>> START Materials provided

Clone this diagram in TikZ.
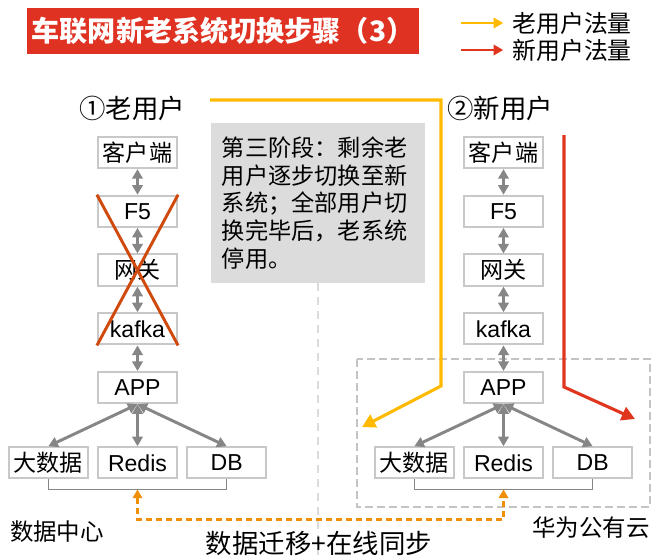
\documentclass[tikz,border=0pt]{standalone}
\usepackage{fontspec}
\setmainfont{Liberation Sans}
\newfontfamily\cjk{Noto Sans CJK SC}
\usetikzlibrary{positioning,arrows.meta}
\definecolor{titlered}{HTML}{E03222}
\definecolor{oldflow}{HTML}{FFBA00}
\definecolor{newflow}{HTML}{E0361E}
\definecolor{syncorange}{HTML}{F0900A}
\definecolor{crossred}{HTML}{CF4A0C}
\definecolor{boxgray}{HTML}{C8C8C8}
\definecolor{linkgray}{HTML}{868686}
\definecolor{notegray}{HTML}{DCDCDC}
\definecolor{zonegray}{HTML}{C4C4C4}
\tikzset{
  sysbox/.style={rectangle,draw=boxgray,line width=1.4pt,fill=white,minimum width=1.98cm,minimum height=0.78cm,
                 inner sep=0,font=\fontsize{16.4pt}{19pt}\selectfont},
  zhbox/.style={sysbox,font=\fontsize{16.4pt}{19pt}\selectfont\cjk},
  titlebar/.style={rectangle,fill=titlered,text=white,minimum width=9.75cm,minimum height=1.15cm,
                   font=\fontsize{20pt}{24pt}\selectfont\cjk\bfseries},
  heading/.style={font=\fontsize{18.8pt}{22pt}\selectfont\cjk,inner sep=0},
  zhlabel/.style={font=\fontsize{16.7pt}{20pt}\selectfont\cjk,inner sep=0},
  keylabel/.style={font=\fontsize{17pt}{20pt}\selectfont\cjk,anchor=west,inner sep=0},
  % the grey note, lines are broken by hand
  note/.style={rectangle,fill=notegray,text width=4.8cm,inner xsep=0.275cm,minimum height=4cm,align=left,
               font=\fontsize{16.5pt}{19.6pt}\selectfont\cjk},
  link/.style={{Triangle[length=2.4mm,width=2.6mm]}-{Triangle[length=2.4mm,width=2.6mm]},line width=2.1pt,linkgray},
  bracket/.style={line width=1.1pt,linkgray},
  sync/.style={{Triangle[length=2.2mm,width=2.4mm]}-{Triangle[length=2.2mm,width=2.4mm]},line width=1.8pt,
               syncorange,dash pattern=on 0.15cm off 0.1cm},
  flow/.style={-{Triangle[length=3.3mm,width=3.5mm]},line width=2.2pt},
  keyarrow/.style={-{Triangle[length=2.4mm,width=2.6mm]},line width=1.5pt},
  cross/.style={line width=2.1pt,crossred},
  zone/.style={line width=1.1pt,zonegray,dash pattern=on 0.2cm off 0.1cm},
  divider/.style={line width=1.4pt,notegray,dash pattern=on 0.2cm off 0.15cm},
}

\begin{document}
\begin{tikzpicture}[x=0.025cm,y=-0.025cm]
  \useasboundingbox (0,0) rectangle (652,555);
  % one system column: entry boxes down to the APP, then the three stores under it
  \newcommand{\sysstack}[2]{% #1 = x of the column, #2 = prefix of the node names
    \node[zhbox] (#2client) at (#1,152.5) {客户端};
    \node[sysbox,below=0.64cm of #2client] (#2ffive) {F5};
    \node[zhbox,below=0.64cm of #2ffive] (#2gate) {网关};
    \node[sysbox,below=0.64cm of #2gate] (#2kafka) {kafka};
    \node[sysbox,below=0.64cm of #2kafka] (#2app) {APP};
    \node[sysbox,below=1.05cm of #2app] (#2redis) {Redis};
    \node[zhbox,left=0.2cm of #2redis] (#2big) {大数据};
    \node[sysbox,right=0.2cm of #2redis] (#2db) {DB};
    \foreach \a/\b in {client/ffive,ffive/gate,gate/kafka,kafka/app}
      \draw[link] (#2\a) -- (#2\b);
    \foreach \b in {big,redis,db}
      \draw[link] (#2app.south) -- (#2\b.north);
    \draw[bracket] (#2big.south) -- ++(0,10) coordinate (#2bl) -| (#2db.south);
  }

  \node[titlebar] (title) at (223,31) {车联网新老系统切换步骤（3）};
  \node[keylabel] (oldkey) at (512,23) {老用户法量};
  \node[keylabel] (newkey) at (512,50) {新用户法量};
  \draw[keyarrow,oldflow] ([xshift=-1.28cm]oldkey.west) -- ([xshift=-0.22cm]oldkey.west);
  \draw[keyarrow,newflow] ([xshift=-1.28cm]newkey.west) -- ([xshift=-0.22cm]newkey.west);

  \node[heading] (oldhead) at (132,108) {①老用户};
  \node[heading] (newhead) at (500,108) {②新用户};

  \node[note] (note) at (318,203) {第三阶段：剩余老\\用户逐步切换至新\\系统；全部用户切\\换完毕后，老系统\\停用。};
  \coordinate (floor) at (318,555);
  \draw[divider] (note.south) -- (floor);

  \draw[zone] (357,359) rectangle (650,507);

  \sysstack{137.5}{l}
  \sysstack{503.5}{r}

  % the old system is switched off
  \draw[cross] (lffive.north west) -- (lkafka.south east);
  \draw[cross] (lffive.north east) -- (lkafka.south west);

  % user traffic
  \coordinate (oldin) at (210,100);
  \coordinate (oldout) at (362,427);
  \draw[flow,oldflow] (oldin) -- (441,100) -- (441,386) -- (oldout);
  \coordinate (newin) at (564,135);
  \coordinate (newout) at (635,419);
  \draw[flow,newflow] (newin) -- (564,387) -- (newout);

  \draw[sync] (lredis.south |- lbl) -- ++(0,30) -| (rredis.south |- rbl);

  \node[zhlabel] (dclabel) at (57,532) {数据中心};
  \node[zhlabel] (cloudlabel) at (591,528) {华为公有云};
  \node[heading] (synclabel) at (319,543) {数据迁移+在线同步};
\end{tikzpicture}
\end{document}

>> END Materials provided
>> START Materials provided

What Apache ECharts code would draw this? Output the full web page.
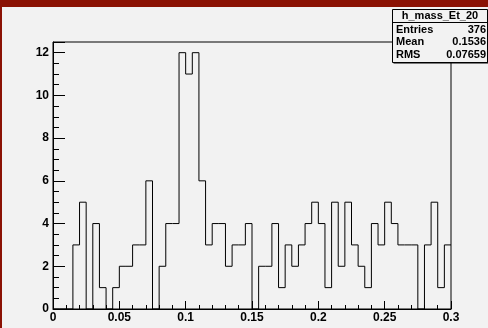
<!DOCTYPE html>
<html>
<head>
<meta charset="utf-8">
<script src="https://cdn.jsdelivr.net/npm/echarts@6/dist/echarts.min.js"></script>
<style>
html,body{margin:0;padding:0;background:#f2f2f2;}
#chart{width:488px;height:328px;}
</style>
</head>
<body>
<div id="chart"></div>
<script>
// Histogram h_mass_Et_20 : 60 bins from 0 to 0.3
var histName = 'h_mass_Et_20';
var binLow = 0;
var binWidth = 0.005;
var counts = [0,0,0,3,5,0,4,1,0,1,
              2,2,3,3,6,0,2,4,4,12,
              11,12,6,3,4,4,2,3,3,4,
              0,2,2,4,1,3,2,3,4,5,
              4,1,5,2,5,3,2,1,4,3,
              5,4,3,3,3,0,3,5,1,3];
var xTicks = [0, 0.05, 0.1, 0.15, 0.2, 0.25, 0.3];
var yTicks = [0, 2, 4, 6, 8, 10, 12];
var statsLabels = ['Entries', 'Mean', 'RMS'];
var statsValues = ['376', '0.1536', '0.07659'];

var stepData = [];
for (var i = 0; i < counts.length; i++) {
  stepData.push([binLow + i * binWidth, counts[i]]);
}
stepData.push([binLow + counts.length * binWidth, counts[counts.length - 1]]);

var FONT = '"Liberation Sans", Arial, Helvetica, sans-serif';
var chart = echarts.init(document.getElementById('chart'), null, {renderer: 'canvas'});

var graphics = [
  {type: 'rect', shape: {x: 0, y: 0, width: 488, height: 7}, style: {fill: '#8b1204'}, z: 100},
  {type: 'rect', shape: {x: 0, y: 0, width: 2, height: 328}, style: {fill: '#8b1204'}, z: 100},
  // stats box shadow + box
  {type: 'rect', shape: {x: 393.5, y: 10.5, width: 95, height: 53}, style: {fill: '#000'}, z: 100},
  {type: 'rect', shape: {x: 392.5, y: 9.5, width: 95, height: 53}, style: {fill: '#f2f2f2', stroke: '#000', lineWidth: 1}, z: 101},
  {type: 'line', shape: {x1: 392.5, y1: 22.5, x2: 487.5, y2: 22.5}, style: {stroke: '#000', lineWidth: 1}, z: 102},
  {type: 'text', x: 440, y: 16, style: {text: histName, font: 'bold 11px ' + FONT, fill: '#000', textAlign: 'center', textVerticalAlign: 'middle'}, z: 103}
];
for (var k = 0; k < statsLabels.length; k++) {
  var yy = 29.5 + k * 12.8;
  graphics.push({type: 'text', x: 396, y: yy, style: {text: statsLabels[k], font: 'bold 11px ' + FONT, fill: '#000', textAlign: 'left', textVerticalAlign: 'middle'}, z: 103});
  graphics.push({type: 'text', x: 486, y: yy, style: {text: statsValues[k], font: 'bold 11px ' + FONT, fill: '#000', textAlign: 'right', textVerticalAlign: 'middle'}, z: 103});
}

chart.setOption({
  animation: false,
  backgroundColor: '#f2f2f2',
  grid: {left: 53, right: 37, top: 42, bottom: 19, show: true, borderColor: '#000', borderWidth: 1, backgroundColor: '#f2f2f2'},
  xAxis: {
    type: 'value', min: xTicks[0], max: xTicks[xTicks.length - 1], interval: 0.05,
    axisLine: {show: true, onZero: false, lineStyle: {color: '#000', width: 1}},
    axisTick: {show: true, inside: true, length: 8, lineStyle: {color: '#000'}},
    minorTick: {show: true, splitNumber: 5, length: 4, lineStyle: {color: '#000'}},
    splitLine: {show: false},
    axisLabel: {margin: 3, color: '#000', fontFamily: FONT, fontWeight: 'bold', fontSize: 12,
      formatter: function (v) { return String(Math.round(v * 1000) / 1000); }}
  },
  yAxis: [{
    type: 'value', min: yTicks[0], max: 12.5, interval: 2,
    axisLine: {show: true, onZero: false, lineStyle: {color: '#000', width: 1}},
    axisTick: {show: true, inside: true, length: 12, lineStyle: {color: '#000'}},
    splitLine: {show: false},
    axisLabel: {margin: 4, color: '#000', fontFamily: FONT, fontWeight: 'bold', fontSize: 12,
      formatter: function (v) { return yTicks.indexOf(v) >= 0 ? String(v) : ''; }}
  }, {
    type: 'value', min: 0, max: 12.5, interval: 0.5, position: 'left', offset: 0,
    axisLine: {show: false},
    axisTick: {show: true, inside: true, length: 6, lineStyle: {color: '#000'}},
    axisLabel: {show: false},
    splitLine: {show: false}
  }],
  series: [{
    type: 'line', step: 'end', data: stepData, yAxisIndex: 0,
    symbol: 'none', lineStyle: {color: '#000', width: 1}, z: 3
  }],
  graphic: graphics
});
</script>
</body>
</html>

>> END Materials provided

- Short task
State how many lines of the listing include "this", and nothing more.

- Expected answer
2